Thursday 20 September 2012

A Walk From Grasmere to Rydal and another Utopian Idea



Dotted around Britain there are large country houses converted into Youth Hostels. According to Hostelling International:

The founder of the youth hostel movement was a German teacher, Richard Schirrmann. He was a believer in learning by direct observation and often took his classes on excursions and hiking trips. The hiking trips could last several days, and Schirrmann and his pupils would find accommodation in farm buildings.
On one of these excursions, on 26 August 1909, the group was caught in a thunderstorm. They finally found shelter in a school building in the Bröl Valley. The headmaster let them use a classroom and a farmer gave them some straw to sleep on and some milk for their evening meal. The storm raged the whole night. While the boys slept, Schirrmann lay awake. That was when he had an idea…


 Only an hour or so's drive North of Liverpool and we can stay in the midst of the 'fells' or mountains of the Lake District. Here are some of the grounds of our new home (for as long as we choose to stay).


But, as beautiful as the hostel and gardens are, the greater beauty calls us. We climb from the tamed lawns of Grasmere up a steep but carefully laid stone path into the blue-topped hills above. It is still early morning and long shadows show up the hills like actors on a stage.



The Herdwick sheep are not quite ready for visitors.



I watch nervously as some of our party head for what looks like the edges of solid ground




only to see that new platforms lie safely beyond.

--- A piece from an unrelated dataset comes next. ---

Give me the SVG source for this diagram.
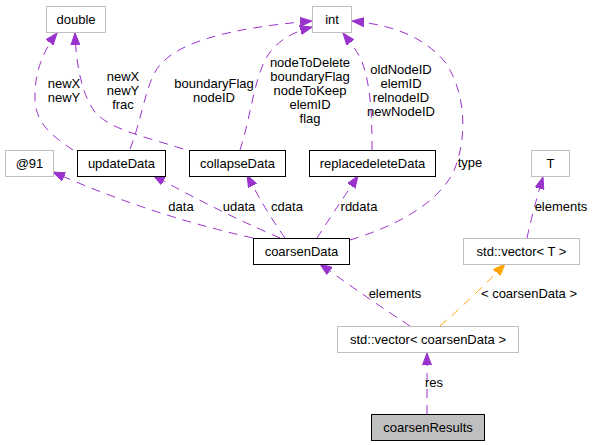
<svg xmlns="http://www.w3.org/2000/svg" width="593" height="445" viewBox="0 0 593 445">
<style>
text{font-family:"Liberation Sans",Arial,Helvetica,sans-serif;font-size:13px;fill:#000;text-anchor:middle}
.n{fill:#fff;stroke:#000;stroke-width:1}
.g{fill:#fff;stroke:#bfbfbf;stroke-width:1}
.h{fill:#bfbfbf;stroke:#000;stroke-width:1}
.e{fill:none;stroke:#9a32cd;stroke-width:1;stroke-dasharray:9,7;marker-end:url(#ap)}
.o{fill:none;stroke:#ffa500;stroke-width:1;stroke-dasharray:9,7;marker-end:url(#ao)}
</style>
<defs>
<marker id="ap" markerWidth="13" markerHeight="10" refX="12" refY="5" orient="auto" markerUnits="userSpaceOnUse"><path d="M0,0.5 L12,5 L0,9.5 z" fill="#9a32cd" stroke="#9a32cd" stroke-width="1"/></marker>
<marker id="ao" markerWidth="13" markerHeight="10" refX="12" refY="5" orient="auto" markerUnits="userSpaceOnUse"><path d="M0,0.5 L12,5 L0,9.5 z" fill="#ffa500" stroke="#ffa500" stroke-width="1"/></marker>
</defs>
<rect width="593" height="445" fill="#fff"/>
<g id="edges">
<path class="e" d="M73,150 C55,138 36,125 35,100 C34,75 42,52 57,33"/>
<text x="64" y="88">newX</text><text x="64" y="102">newY</text>
<path class="e" d="M183,149 C150,138 110,130 95,112 C82,95 76,65 75,33"/>
<text x="123" y="81">newX</text><text x="123" y="95">newY</text><text x="123" y="109">frac</text>
<path class="e" d="M130,149 C140,125 145,90 155,72 C172,42 230,28 312,21"/>
<text x="214" y="88">boundaryFlag</text><text x="214" y="102">nodeID</text>
<path class="e" d="M240,150 C250,120 253,85 265,60 C275,42 290,33 312,27"/>
<text x="310" y="67">nodeToDelete</text><text x="310" y="81">boundaryFlag</text><text x="310" y="95">nodeToKeep</text><text x="310" y="109">elemID</text><text x="310" y="123">flag</text>
<path class="e" d="M372,150 C372,118 371,85 362,62 C357,50 350,42 343,33"/>
<text x="401" y="74">oldNodeID</text><text x="401" y="88">elemID</text><text x="401" y="102">relnodeID</text><text x="401" y="116">newNodeID</text>
<path class="e" d="M350,240 C390,228 440,205 455,168 C468,135 465,90 445,62 C425,38 395,25 352,21"/>
<text x="470" y="167">type</text>
<path class="e" d="M253,238 Q150,215 53,172"/>
<text x="181" y="211">data</text>
<path class="e" d="M280,238 Q215,210 153,175"/>
<text x="239" y="211">udata</text>
<path class="e" d="M285,238 Q265,210 247,175"/>
<text x="287" y="211">cdata</text>
<path class="e" d="M317,238 Q335,210 358,176"/>
<text x="359" y="211">rddata</text>
<path class="e" d="M410,326 Q370,300 320,264"/>
<text x="395" y="298">elements</text>
<path class="o" d="M440,326 Q470,300 505,264"/>
<text x="529" y="298">&lt; coarsenData &gt;</text>
<path class="e" d="M527,238 Q533,210 543,177"/>
<text x="561" y="211">elements</text>
<path class="e" d="M427,414 L427,353"/>
<text x="434" y="387">res</text>
</g>
<g id="double"><rect class="g" x="46.5" y="6.5" width="59" height="26"/><text x="76" y="24">double</text></g>
<g id="int"><rect class="g" x="312.5" y="6.5" width="39" height="26"/><text x="332" y="24">int</text></g>
<g id="at91"><rect class="g" x="5.5" y="150.5" width="48" height="26"/><text x="29.5" y="168">@91</text></g>
<g id="updateData"><rect class="n" x="77.5" y="150.5" width="88" height="26"/><text x="121.5" y="168">updateData</text></g>
<g id="collapseData"><rect class="n" x="189.5" y="150.5" width="96" height="26"/><text x="237.5" y="168">collapseData</text></g>
<g id="replacedeleteData"><rect class="n" x="309.5" y="150.5" width="126" height="26"/><text x="372.5" y="168">replacedeleteData</text></g>
<g id="T"><rect class="g" x="531.5" y="150.5" width="38" height="26"/><text x="550.5" y="168">T</text></g>
<g id="coarsenData"><rect class="n" x="253.5" y="238.5" width="96" height="26"/><text x="301.5" y="256">coarsenData</text></g>
<g id="vectorT"><rect class="g" x="463.5" y="238.5" width="116" height="26"/><text x="521.5" y="256">std::vector&lt; T &gt;</text></g>
<g id="vectorCoarsenData"><rect class="g" x="337.5" y="326.5" width="181" height="26"/><text x="428" y="344">std::vector&lt; coarsenData &gt;</text></g>
<g id="coarsenResults"><rect class="h" x="371.5" y="414.5" width="113" height="26"/><text x="428" y="432">coarsenResults</text></g>
</svg>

We skim the top of the crags and look down towards Dove Cottage, Wordsworth's first home which was  ‘crammed edge full’ with his family and guests and then follow across a ridge to Rydal Mount where he spent his final years. Past Rydal Mount is a huge stately home called Rydal Hall on the grounds of which gushes a slender mill stream overlooked by a terrace cafe. We stop for a lunch of soup, paninis and cappucinos and then press on, downwards this time, to Rydal Water.
William Wordsworth helped to choose the site of chapel of St Mary in Rydal, where originally an orchard stood. 

There are caves mentioned on our map and we climb the other side of the valley to investigate. We didn't expect anything as dramatic as these. At first we thought we saw bats but then realised the 'Scooby-Doo' squeaks were those of swallows. This is 'Swallows and Amazons' country after all.

Rydal Cave where swallows swoop





Cosseted again by the homely shores of Grasmere, we visit the tiniest of shops (I am taking this photograph with my back against the farthest wall) for the gingerbread Wordsworth was said to have yearned for.